MnDOT makes historic investments throughout state
If you listen to the blathering of a few DFL legislators the past few weeks, you would swear the Minnesota Department of Transportation has shut it doors, stopped building or maintaining roads anywhere in the state, and sits destitute on a corner...
If you listen to the blathering of a few DFL legislators the past few weeks, you would swear the Minnesota Department of Transportation has shut it doors, stopped building or maintaining roads anywhere in the state, and sits destitute on a corner with a tin cup in its hands.
While such Chicken Little, sky-is-falling nonsense is common in election years, it does little to provide Minnesotans the facts about transportation funding in our great state.
Since taking office in 2003, the Pawlenty/Molnau administration has delivered three consecutive years of record-setting investment in highway construction projects throughout the state, valued at approximately $2.5 billion. This unprecedented level of highway and transit investment has been fueled by the nearly $900 million Pawlenty/Molnau transportation financing initiative passed by the Legislature in 2003.
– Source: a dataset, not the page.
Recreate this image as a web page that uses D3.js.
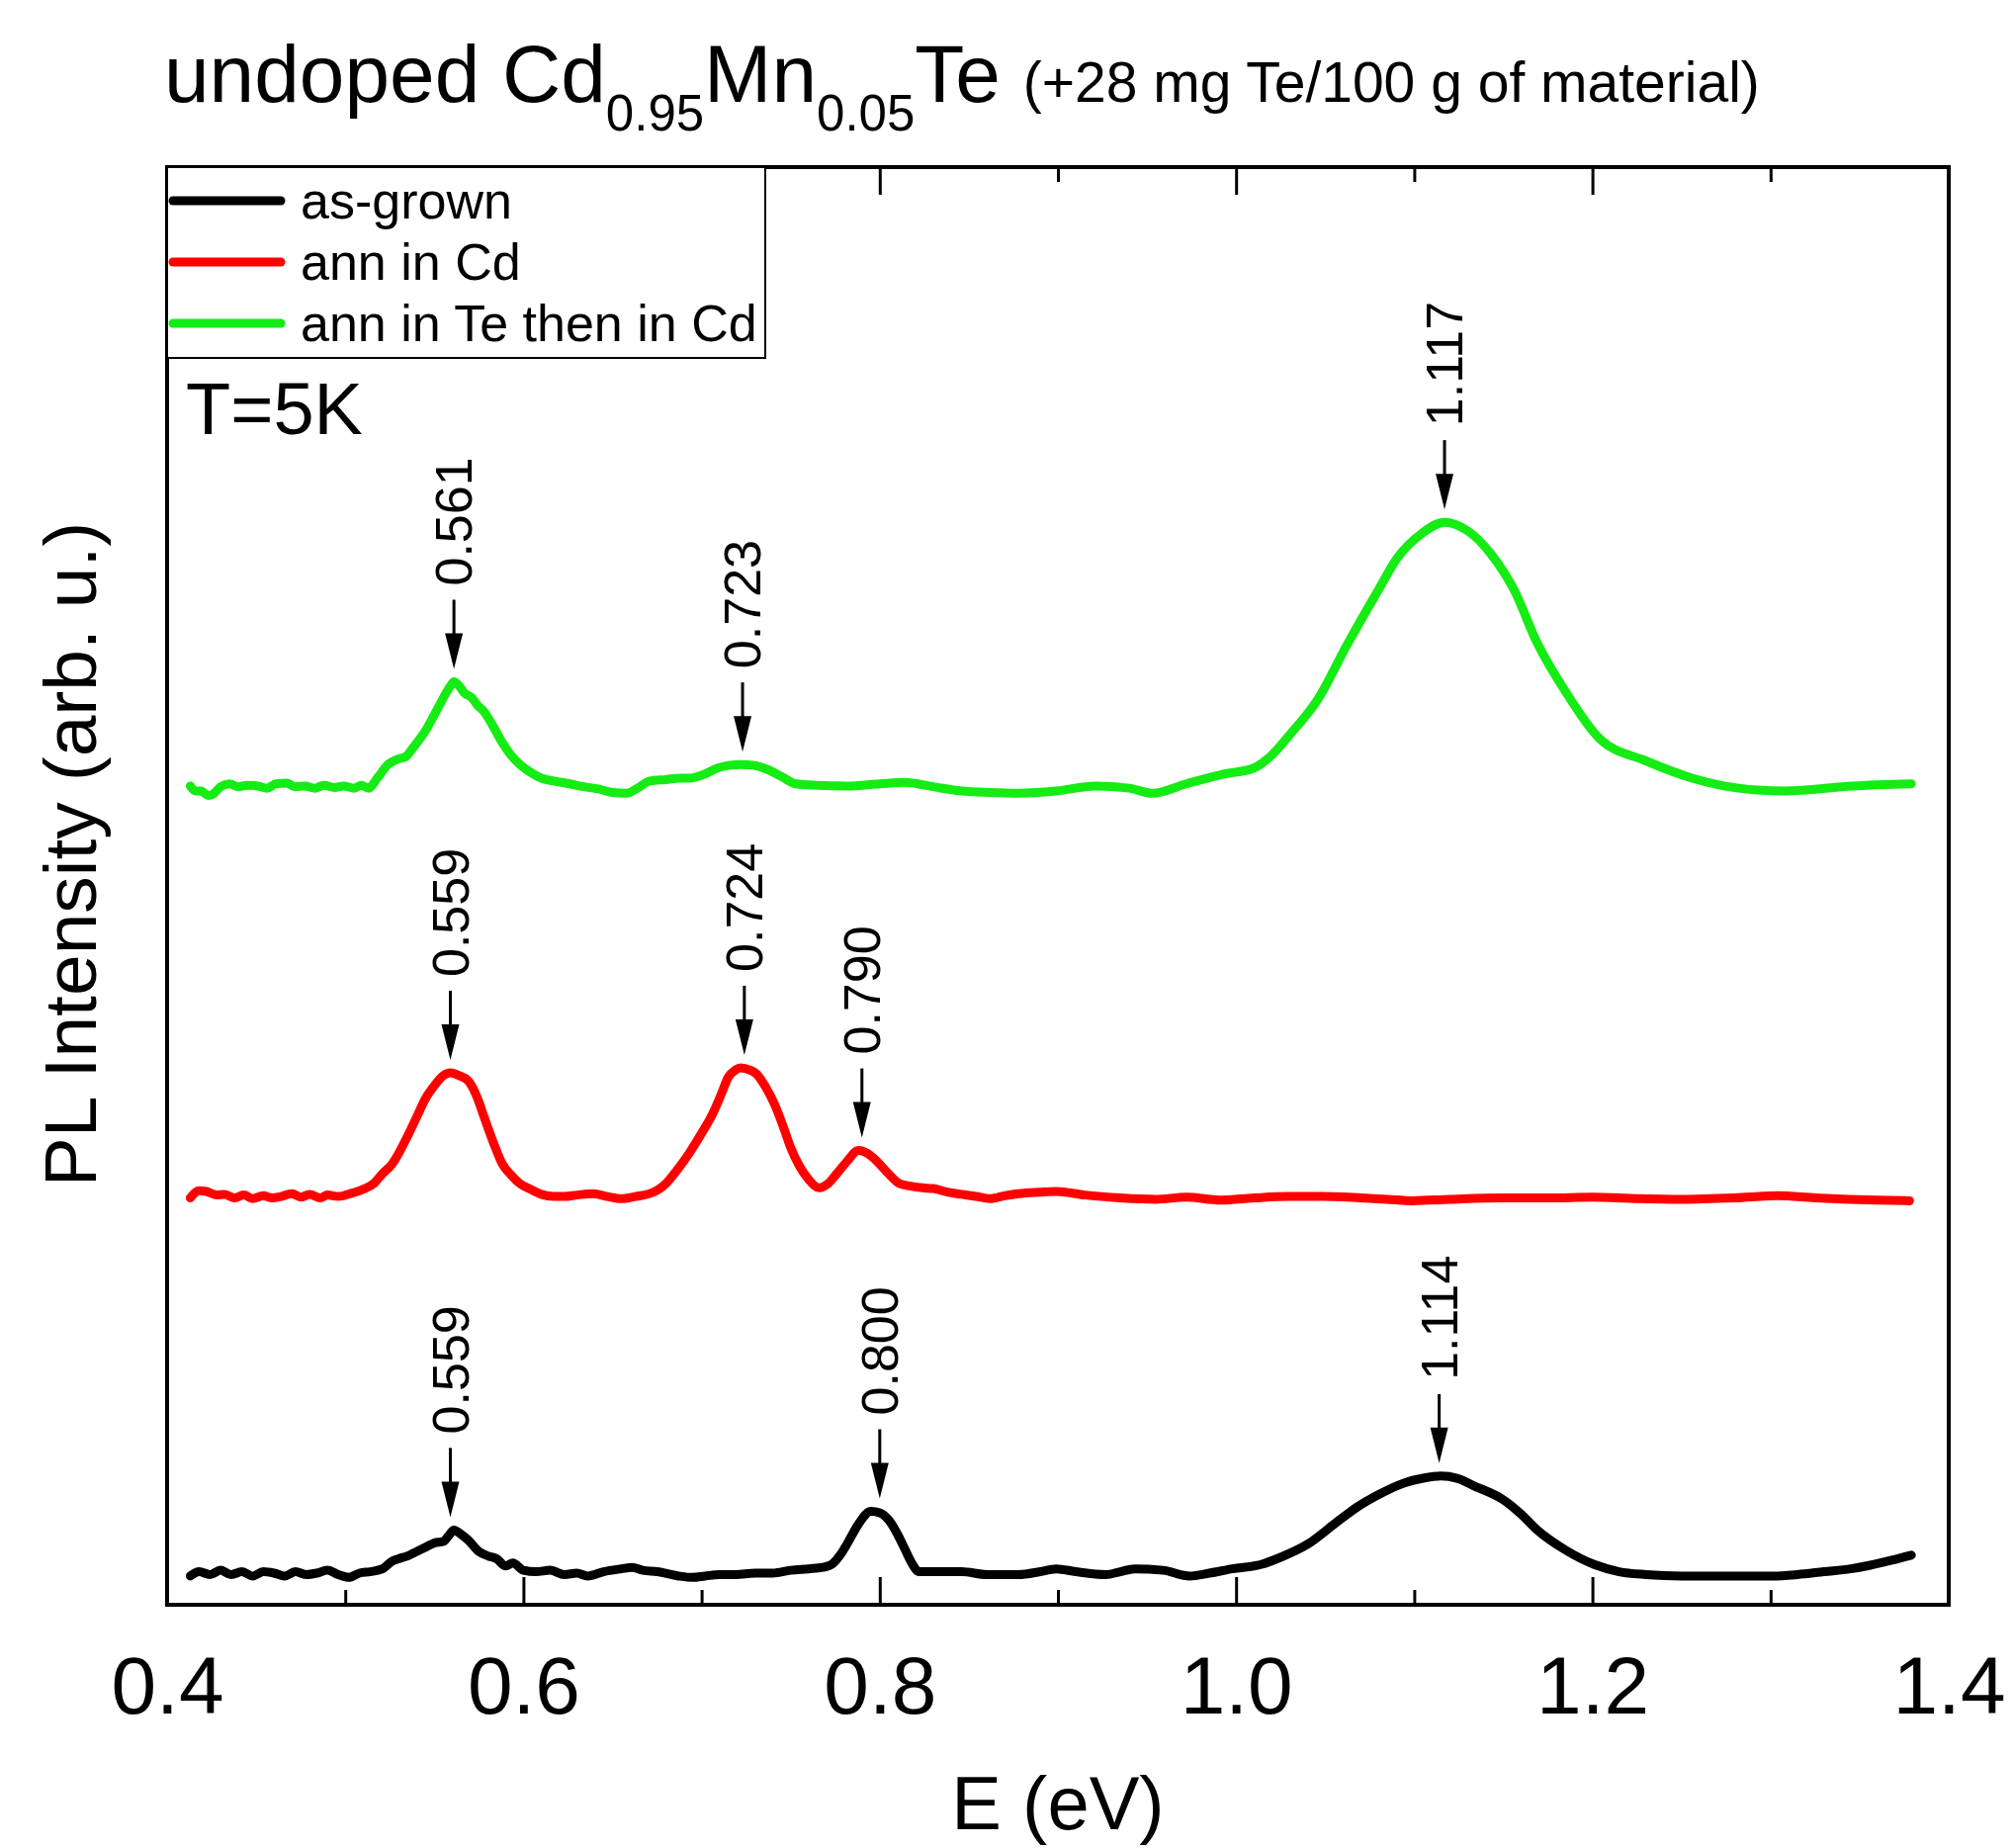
<!DOCTYPE html>
<html>
<head>
<meta charset="utf-8">
<script src="https://cdn.jsdelivr.net/npm/d3@7"></script>
<style>
    body { margin: 0; background: #fff; }
    svg { display: block; font-family: 'Liberation Sans', Arial, sans-serif; }
</style>
</head>
<body>
<svg id="chart" width="2036" height="1869"></svg>
<script>
'use strict';

// PL spectra at T=5K, curves already shifted vertically as in the figure
const asGrownE = [0.413, 0.418, 0.424, 0.430, 0.436, 0.442, 0.448, 0.454, 0.460, 0.466, 0.472, 0.478, 0.484, 0.490, 0.496, 0.502, 0.508, 0.514, 0.521, 0.526, 0.530, 0.535, 0.540, 0.545, 0.550, 0.555, 0.558, 0.561, 0.565, 0.569, 0.575, 0.580, 0.585, 0.590, 0.594, 0.600, 0.607, 0.615, 0.623, 0.630, 0.636, 0.645, 0.655, 0.661, 0.667, 0.675, 0.687, 0.695, 0.702, 0.710, 0.719, 0.730, 0.740, 0.750, 0.760, 0.768, 0.773, 0.778, 0.782, 0.788, 0.795, 0.800, 0.805, 0.810, 0.814, 0.818, 0.822, 0.830, 0.846, 0.860, 0.878, 0.890, 0.899, 0.910, 0.927, 0.935, 0.943, 0.959, 0.974, 0.985, 0.998, 1.014, 1.025, 1.040, 1.056, 1.068, 1.079, 1.095, 1.105, 1.115, 1.124, 1.133, 1.150, 1.160, 1.169, 1.185, 1.201, 1.215, 1.230, 1.250, 1.266, 1.285, 1.301, 1.315, 1.330, 1.345, 1.356, 1.368, 1.379];
const asGrownI = [2.0, 2.3, 2.1, 2.4, 2.1, 2.3, 2.0, 2.3, 2.2, 2.0, 2.3, 2.1, 2.2, 2.4, 2.1, 1.9, 2.2, 2.3, 2.5, 3.0, 3.2, 3.4, 3.7, 4.0, 4.3, 4.4, 4.8, 5.2, 4.9, 4.5, 3.7, 3.4, 3.2, 2.7, 2.9, 2.4, 2.3, 2.4, 2.1, 2.2, 2.0, 2.3, 2.5, 2.6, 2.4, 2.3, 2.0, 1.9, 2.0, 2.1, 2.1, 2.2, 2.2, 2.4, 2.5, 2.6, 2.8, 3.5, 4.3, 5.6, 6.5, 6.4, 5.9, 4.9, 3.9, 2.9, 2.3, 2.3, 2.3, 2.1, 2.1, 2.3, 2.5, 2.3, 2.1, 2.3, 2.5, 2.4, 2.0, 2.2, 2.5, 2.8, 3.3, 4.2, 5.7, 6.8, 7.6, 8.5, 8.8, 8.95, 8.8, 8.3, 7.3, 6.3, 5.2, 3.8, 2.8, 2.3, 2.1, 2.0, 2.0, 2.0, 2.0, 2.1, 2.3, 2.5, 2.75, 3.1, 3.45];

const annCdE = [0.413, 0.418, 0.422, 0.428, 0.432, 0.438, 0.443, 0.448, 0.454, 0.459, 0.464, 0.470, 0.475, 0.480, 0.486, 0.490, 0.496, 0.503, 0.510, 0.516, 0.521, 0.526, 0.530, 0.535, 0.540, 0.545, 0.550, 0.555, 0.559, 0.564, 0.569, 0.574, 0.578, 0.583, 0.588, 0.593, 0.598, 0.604, 0.610, 0.617, 0.623, 0.630, 0.639, 0.647, 0.655, 0.663, 0.671, 0.676, 0.680, 0.686, 0.693, 0.700, 0.706, 0.711, 0.715, 0.719, 0.722, 0.727, 0.731, 0.736, 0.741, 0.746, 0.750, 0.755, 0.760, 0.766, 0.771, 0.776, 0.782, 0.788, 0.793, 0.798, 0.804, 0.811, 0.818, 0.824, 0.830, 0.838, 0.846, 0.854, 0.862, 0.870, 0.878, 0.890, 0.899, 0.915, 0.935, 0.955, 0.972, 0.991, 1.010, 1.030, 1.048, 1.070, 1.085, 1.099, 1.120, 1.149, 1.175, 1.200, 1.225, 1.250, 1.280, 1.304, 1.325, 1.344, 1.360, 1.378];
const annCdI = [28.3, 28.8, 28.75, 28.5, 28.55, 28.3, 28.5, 28.25, 28.45, 28.3, 28.4, 28.6, 28.35, 28.55, 28.3, 28.5, 28.4, 28.6, 28.9, 29.3, 30.0, 30.6, 31.4, 32.6, 33.9, 35.2, 36.1, 36.8, 37.0, 36.8, 36.45, 35.3, 33.9, 32.2, 30.7, 29.9, 29.3, 28.9, 28.55, 28.4, 28.4, 28.5, 28.6, 28.4, 28.25, 28.4, 28.6, 28.9, 29.3, 30.2, 31.4, 32.8, 34.1, 35.5, 36.7, 37.2, 37.35, 37.2, 36.9, 36.0, 34.8, 33.2, 31.8, 30.5, 29.6, 29.0, 29.3, 30.0, 30.9, 31.6, 31.4, 30.9, 30.1, 29.3, 29.1, 29.0, 28.95, 28.7, 28.55, 28.4, 28.25, 28.45, 28.6, 28.7, 28.75, 28.5, 28.3, 28.2, 28.35, 28.15, 28.3, 28.4, 28.4, 28.3, 28.2, 28.1, 28.2, 28.3, 28.3, 28.35, 28.25, 28.2, 28.3, 28.45, 28.3, 28.2, 28.15, 28.1];

const annTeCdE = [0.413, 0.416, 0.419, 0.423, 0.426, 0.430, 0.435, 0.440, 0.445, 0.451, 0.456, 0.461, 0.467, 0.472, 0.477, 0.483, 0.488, 0.494, 0.499, 0.505, 0.509, 0.513, 0.518, 0.524, 0.529, 0.534, 0.538, 0.542, 0.546, 0.550, 0.553, 0.556, 0.559, 0.561, 0.564, 0.567, 0.571, 0.574, 0.578, 0.583, 0.588, 0.593, 0.598, 0.604, 0.610, 0.617, 0.626, 0.634, 0.642, 0.650, 0.658, 0.664, 0.671, 0.680, 0.688, 0.693, 0.700, 0.709, 0.716, 0.722, 0.729, 0.737, 0.745, 0.753, 0.765, 0.782, 0.800, 0.814, 0.830, 0.846, 0.862, 0.878, 0.899, 0.921, 0.940, 0.953, 0.972, 0.992, 1.010, 1.020, 1.030, 1.046, 1.062, 1.079, 1.091, 1.104, 1.117, 1.130, 1.143, 1.156, 1.169, 1.185, 1.204, 1.230, 1.256, 1.282, 1.308, 1.346, 1.379];
const annTeCdI = [56.95, 56.6, 56.6, 56.3, 56.4, 56.9, 57.1, 56.9, 57.0, 56.95, 56.8, 57.1, 57.15, 56.9, 56.95, 56.8, 57.0, 56.85, 56.95, 56.8, 57.0, 56.8, 57.5, 58.45, 58.8, 59.0, 59.6, 60.25, 61.0, 61.9, 62.6, 63.3, 63.9, 64.2, 63.9, 63.4, 63.1, 62.6, 62.1, 61.1, 60.0, 59.1, 58.45, 57.9, 57.5, 57.3, 57.1, 56.9, 56.75, 56.5, 56.45, 56.8, 57.3, 57.4, 57.5, 57.5, 57.7, 58.2, 58.4, 58.45, 58.4, 58.1, 57.6, 57.1, 57.0, 56.95, 57.1, 57.2, 56.9, 56.6, 56.5, 56.45, 56.6, 56.95, 56.8, 56.45, 57.1, 57.75, 58.2, 59.1, 60.5, 63.0, 66.7, 70.4, 72.9, 74.5, 75.3, 74.7, 73.1, 70.6, 66.9, 63.5, 60.25, 58.7, 57.5, 56.8, 56.6, 56.95, 57.1];

const seriesNames = ['as-grown', 'ann in Cd', 'ann in Te then in Cd'];
const seriesColors = ['#000000', '#ff0000', '#14ec14'];

// peak markers: which curve (index into seriesNames) and the printed energy
const peakSeries = [0, 0, 0, 1, 1, 1, 2, 2, 2];
const peakLabels = ['0.559', '0.800', '1.114', '0.559', '0.724', '0.790', '0.561', '0.723', '1.117'];

const majorTicks = [0.4, 0.6, 0.8, 1.0, 1.2, 1.4];
const minorTicks = [0.5, 0.7, 0.9, 1.1, 1.3];

const svg = d3.select('#chart');
const padding = { top: 169, right: 65, bottom: 246, left: 169 };
const chartSize = {
    width: +svg.attr('width') - padding.left - padding.right,
    height: +svg.attr('height') - padding.top - padding.bottom
};

const x = d3.scaleLinear().domain([0.4, 1.4]).range([padding.left, padding.left + chartSize.width]);
const y = d3.scaleLinear().domain([0, 100]).range([padding.top + chartSize.height, padding.top]);

const series = [
    { e: asGrownE, i: asGrownI },
    { e: annCdE, i: annCdI },
    { e: annTeCdE, i: annTeCdI }
].map((s, k) => ({
    name: seriesNames[k],
    color: seriesColors[k],
    points: s.e.map((e, j) => ({ e: e, v: s.i[j] }))
}));

function drawAxes() {
    const bottom = padding.top + chartSize.height;

    const xAxis = svg.append('g')
        .attr('transform', 'translate(0,' + bottom + ')')
        .call(d3.axisBottom(x).tickValues(majorTicks).tickSize(-28).tickFormat(d3.format('.1f')));
    xAxis.selectAll('.tick text')
        .attr('y', 110)
        .attr('dy', null)
        .style('font-size', '82px')
        .style('font-family', "'Liberation Sans', Arial, sans-serif")
        .attr('fill', '#000');

    const xMinor = svg.append('g')
        .attr('transform', 'translate(0,' + bottom + ')')
        .call(d3.axisBottom(x).tickValues(minorTicks).tickSize(-15).tickFormat(''));

    const xTop = svg.append('g')
        .attr('transform', 'translate(0,' + padding.top + ')')
        .call(d3.axisTop(x).tickValues(majorTicks).tickSize(-28).tickFormat(''));

    const xTopMinor = svg.append('g')
        .attr('transform', 'translate(0,' + padding.top + ')')
        .call(d3.axisTop(x).tickValues(minorTicks).tickSize(-15).tickFormat(''));

    [xAxis, xMinor, xTop, xTopMinor].forEach(g => {
        g.select('.domain').remove();
        g.selectAll('.tick line').attr('stroke', '#000').attr('stroke-width', 3);
    });

    svg.append('rect')
        .attr('x', padding.left)
        .attr('y', padding.top)
        .attr('width', chartSize.width)
        .attr('height', chartSize.height)
        .attr('fill', 'none')
        .attr('stroke', '#000')
        .attr('stroke-width', 4);

    svg.append('text')
        .attr('x', padding.left + chartSize.width / 2)
        .attr('y', 1850)
        .attr('text-anchor', 'middle')
        .style('font-size', '76px')
        .text('E (eV)');

    svg.append('text')
        .attr('transform', 'translate(97,864) rotate(-90)')
        .attr('text-anchor', 'middle')
        .style('font-size', '75px')
        .text('PL Intensity (arb. u.)');
}

function drawCurves() {
    const line = d3.line()
        .curve(d3.curveMonotoneX)
        .x(d => x(d.e))
        .y(d => y(d.v));

    svg.append('g')
        .selectAll('path')
        .data(series)
        .enter()
        .append('path')
        .attr('d', s => line(s.points))
        .attr('fill', 'none')
        .attr('stroke', s => s.color)
        .attr('stroke-width', 9)
        .attr('stroke-linejoin', 'round')
        .attr('stroke-linecap', 'round');
}

function drawPeaks() {
    const peaks = peakLabels.map((label, k) => {
        const e = +label;
        const pts = series[peakSeries[k]].points.filter(p => Math.abs(p.e - e) < 0.012);
        return { label: label, e: e, top: d3.max(pts, p => p.v) };
    });

    const g = svg.append('g').selectAll('g')
        .data(peaks)
        .enter()
        .append('g')
        .attr('transform', d => 'translate(' + x(d.e) + ',' + (y(d.top) - 13) + ')');

    g.append('line')
        .attr('x1', 0).attr('x2', 0)
        .attr('y1', -70).attr('y2', -34)
        .attr('stroke', '#000')
        .attr('stroke-width', 3);

    g.append('path')
        .attr('d', 'M-9,-36L9,-36L0,0Z')
        .attr('fill', '#000');

    g.append('text')
        .attr('transform', 'translate(0,-84) rotate(-90)')
        .attr('dominant-baseline', 'central')
        .style('font-size', '52px')
        .text(d => d.label);
}

function drawLegend() {
    const box = svg.append('g');
    box.append('rect')
        .attr('x', padding.left)
        .attr('y', padding.top)
        .attr('width', 605)
        .attr('height', 193)
        .attr('fill', '#fff')
        .attr('stroke', '#000')
        .attr('stroke-width', 2);

    const rows = box.selectAll('g.row')
        .data(series)
        .enter()
        .append('g')
        .attr('class', 'row')
        .attr('transform', (d, k) => 'translate(0,' + (203 + k * 62) + ')');

    rows.append('line')
        .attr('x1', 175).attr('x2', 284)
        .attr('stroke', d => d.color)
        .attr('stroke-width', 9)
        .attr('stroke-linecap', 'round');

    rows.append('text')
        .attr('x', 304)
        .attr('y', 18)
        .style('font-size', '52px')
        .text(d => d.name);

    svg.append('text')
        .attr('x', 188)
        .attr('y', 439)
        .style('font-size', '74px')
        .text('T=5K');
}

function drawTitle() {
    const t = svg.append('text')
        .attr('x', 166)
        .attr('y', 103)
        .style('font-size', '82px');
    t.append('tspan').text('undoped Cd');
    t.append('tspan').attr('dy', 29).style('font-size', '51px').text('0.95');
    t.append('tspan').attr('dy', -29).text('Mn');
    t.append('tspan').attr('dy', 29).style('font-size', '51px').text('0.05');
    t.append('tspan').attr('dy', -29).text('Te ');
    t.append('tspan').style('font-size', '57px').text('(+28 mg Te/100 g of material)');
}

drawAxes();
drawCurves();
drawPeaks();
drawLegend();
drawTitle();
</script>
</body>
</html>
Minnesota, like all states, has faced challenges the past two years in managing the funding of major transportation improvements. These challenges are largely a result of a two-year delay in passage of federal transportation funding legislation, failure of the new federal legislation to live up to its promise, and escalating construction costs in the wake of several major natural disasters affecting the country.
In contrast to the DFL's tale of woe, and what Minnesotans should know, is the tremendous success and accomplishment MnDOT and the Pawlenty/Molnau administration have achieved in managing these challenges and delivering Minnesota's transportation program nearly intact in both greater Minnesota and the metro area.
And some DFLers would have you believe that MnDOT is deliberately shortchanging greater Minnesota when it comes to state transportation investments. As a legislator from greater Minnesota who has long advocated for transportation investments in all corners of our state, the DFL charge simply doesn't stand up to the facts.
In years 2003 though 2005, MnDOT's highway construction program has averaged 145 projects in greater Minnesota and 65 projects in the metro area annually. In those years, greater Minnesota projects accounted for more than $1.3 billion, or 55 percent, of the funds invested statewide. Moreover, in the coming years, 2006-10, MnDOT's current plans are to invest more than $3.3 billion throughout the state in highway improvements, with nearly 54 percent of that investment being made in greater Minnesota.
The 2003 Pawlenty/Molnau initiative is delivering 18 of its announced 19 major highway capital, safety and preservation projects, along with nearly 40 greater Minnesota and metro area transit projects.
Significant greater Minnesota highway projects -- Highway 10 in Detroit Lakes, Highway 53 in Duluth, Highway 14 from Janesville to Waseca and Highway 52 in Oronoco -- are all under construction or completed. No greater Minnesota projects included in the 2003 plan have been delayed or deferred. This success rate is remarkable given the transportation trends and challenges facing every state in the nation.
And Gov. Pawlenty is proposing even more. The governor is sending to the 2006 Legislature a $2.5 billion highway capital investment plan, based on passage of a constitutional amendment this November dedicating the sales taxes we pay on car purchases to transportation.
The governor's plan has already identified 18 greater Minnesota highway projects that will be accelerated, with more to be identified in the future. I support the constitutional amendment and the governor's plan for investment. Both are good for greater Minnesota and our state as a whole.
Dick Day, R-Owatonna, is minority leader of the Minnesota Senate.